Economic War and the Commodity Shock

Alex Yablon , Nicholas Mulder, Javier Blas in Phenomenal World:

The war in Ukraine has unleashed both geopolitical and economic strife, and nowhere is the latter clearer than in the volatile commodities market. Commodities prices have fluctuated wildly since the Russian invasion began and the US-led coalition retaliated with extraordinary sanctions on Russia’s financial system and trade networks. Few outside the American intelligence community expected Russia to invade; even fewer expected Russia’s rivals to so forcefully and swiftly confront the belligerent power with such a sweeping raft of economic sanctions.

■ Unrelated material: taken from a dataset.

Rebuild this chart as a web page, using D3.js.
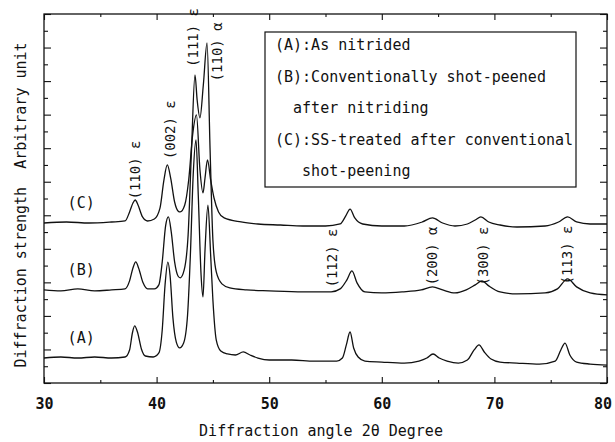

While diplomatic relations with Russia have been deteriorating for more than a decade, the Western attempt to sever all economic relations with the country may mark a historical turning point. For the first time in decades, the world finds itself in an economic crisis originating not with the financial sector, but in the real economy. The economic disruptions of war itself and the breakdown of financial and trade ties with Russia—a global commodities powerhouse—have had repercussions around the world. Rising fertilizer prices are threatening the viability of Peruvian rice farms. The loss of Ukrainian neon production is driving up costs for Taiwanese chip manufacturers, already squeezed for capacity in recent years. The blockade at the port of Odessa threatens a general food crisis for the Middle East and North Africa. And the metals exchanges are in disarray as pricing chaos pushes margin calls ever higher.